* [WORK REQUIRED]: Each record must be retyped in full. No character may differ.

* [EXTRACTED ENTRIES]:
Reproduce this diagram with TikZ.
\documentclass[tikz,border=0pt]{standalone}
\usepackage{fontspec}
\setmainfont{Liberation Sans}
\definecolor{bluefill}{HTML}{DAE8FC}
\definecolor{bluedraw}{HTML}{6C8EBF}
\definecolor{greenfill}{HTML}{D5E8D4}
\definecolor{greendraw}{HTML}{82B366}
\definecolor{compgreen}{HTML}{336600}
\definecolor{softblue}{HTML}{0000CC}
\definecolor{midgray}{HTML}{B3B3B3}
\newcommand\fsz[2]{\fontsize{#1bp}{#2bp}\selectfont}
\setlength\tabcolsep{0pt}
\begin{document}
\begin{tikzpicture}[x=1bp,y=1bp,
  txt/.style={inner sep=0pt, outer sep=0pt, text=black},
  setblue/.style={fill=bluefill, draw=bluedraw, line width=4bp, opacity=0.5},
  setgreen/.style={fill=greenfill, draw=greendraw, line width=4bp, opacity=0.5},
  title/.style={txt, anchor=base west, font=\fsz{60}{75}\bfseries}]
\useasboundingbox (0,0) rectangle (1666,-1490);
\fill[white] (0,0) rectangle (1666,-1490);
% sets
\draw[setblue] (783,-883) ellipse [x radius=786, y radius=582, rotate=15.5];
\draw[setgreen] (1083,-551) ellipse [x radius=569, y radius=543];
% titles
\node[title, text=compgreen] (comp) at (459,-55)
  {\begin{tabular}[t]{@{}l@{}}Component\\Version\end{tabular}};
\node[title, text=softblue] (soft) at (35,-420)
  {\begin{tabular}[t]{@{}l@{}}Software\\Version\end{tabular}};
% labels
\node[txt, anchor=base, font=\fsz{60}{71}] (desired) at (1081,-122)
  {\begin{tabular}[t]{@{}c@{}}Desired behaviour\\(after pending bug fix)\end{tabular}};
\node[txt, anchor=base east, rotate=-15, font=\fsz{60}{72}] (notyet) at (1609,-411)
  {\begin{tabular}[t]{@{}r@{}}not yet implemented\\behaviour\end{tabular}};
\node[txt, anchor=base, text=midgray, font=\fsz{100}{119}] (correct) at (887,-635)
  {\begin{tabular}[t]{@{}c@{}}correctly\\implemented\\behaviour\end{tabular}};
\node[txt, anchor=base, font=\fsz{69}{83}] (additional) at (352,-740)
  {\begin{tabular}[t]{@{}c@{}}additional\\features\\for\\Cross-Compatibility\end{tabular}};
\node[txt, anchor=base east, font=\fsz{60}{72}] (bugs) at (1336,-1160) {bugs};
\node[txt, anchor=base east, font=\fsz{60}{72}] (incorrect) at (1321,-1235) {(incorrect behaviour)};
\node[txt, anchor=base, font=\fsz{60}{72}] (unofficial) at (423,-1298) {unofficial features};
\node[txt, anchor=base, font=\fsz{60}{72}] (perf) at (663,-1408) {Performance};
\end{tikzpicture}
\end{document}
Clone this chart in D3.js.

* [SOLUTION FOR THIS PROBLEM]:
Reproduce this diagram with TikZ.
\documentclass[tikz,border=0pt]{standalone}
\usepackage{fontspec}
\setmainfont{Liberation Sans}
\definecolor{bluefill}{HTML}{DAE8FC}
\definecolor{bluedraw}{HTML}{6C8EBF}
\definecolor{greenfill}{HTML}{D5E8D4}
\definecolor{greendraw}{HTML}{82B366}
\definecolor{compgreen}{HTML}{336600}
\definecolor{softblue}{HTML}{0000CC}
\definecolor{midgray}{HTML}{B3B3B3}
\newcommand\fsz[2]{\fontsize{#1bp}{#2bp}\selectfont}
\setlength\tabcolsep{0pt}
\begin{document}
\begin{tikzpicture}[x=1bp,y=1bp,
  txt/.style={inner sep=0pt, outer sep=0pt, text=black},
  setblue/.style={fill=bluefill, draw=bluedraw, line width=4bp, opacity=0.5},
  setgreen/.style={fill=greenfill, draw=greendraw, line width=4bp, opacity=0.5},
  title/.style={txt, anchor=base west, font=\fsz{60}{75}\bfseries}]
\useasboundingbox (0,0) rectangle (1666,-1490);
\fill[white] (0,0) rectangle (1666,-1490);
% sets
\draw[setblue] (783,-883) ellipse [x radius=786, y radius=582, rotate=15.5];
\draw[setgreen] (1083,-551) ellipse [x radius=569, y radius=543];
% titles
\node[title, text=compgreen] (comp) at (459,-55)
  {\begin{tabular}[t]{@{}l@{}}Component\\Version\end{tabular}};
\node[title, text=softblue] (soft) at (35,-420)
  {\begin{tabular}[t]{@{}l@{}}Software\\Version\end{tabular}};
% labels
\node[txt, anchor=base, font=\fsz{60}{71}] (desired) at (1081,-122)
  {\begin{tabular}[t]{@{}c@{}}Desired behaviour\\(after pending bug fix)\end{tabular}};
\node[txt, anchor=base east, rotate=-15, font=\fsz{60}{72}] (notyet) at (1609,-411)
  {\begin{tabular}[t]{@{}r@{}}not yet implemented\\behaviour\end{tabular}};
\node[txt, anchor=base, text=midgray, font=\fsz{100}{119}] (correct) at (887,-635)
  {\begin{tabular}[t]{@{}c@{}}correctly\\implemented\\behaviour\end{tabular}};
\node[txt, anchor=base, font=\fsz{69}{83}] (additional) at (352,-740)
  {\begin{tabular}[t]{@{}c@{}}additional\\features\\for\\Cross-Compatibility\end{tabular}};
\node[txt, anchor=base east, font=\fsz{60}{72}] (bugs) at (1336,-1160) {bugs};
\node[txt, anchor=base east, font=\fsz{60}{72}] (incorrect) at (1321,-1235) {(incorrect behaviour)};
\node[txt, anchor=base, font=\fsz{60}{72}] (unofficial) at (423,-1298) {unofficial features};
\node[txt, anchor=base, font=\fsz{60}{72}] (perf) at (663,-1408) {Performance};
\end{tikzpicture}
\end{document}
Clone this chart in D3.js.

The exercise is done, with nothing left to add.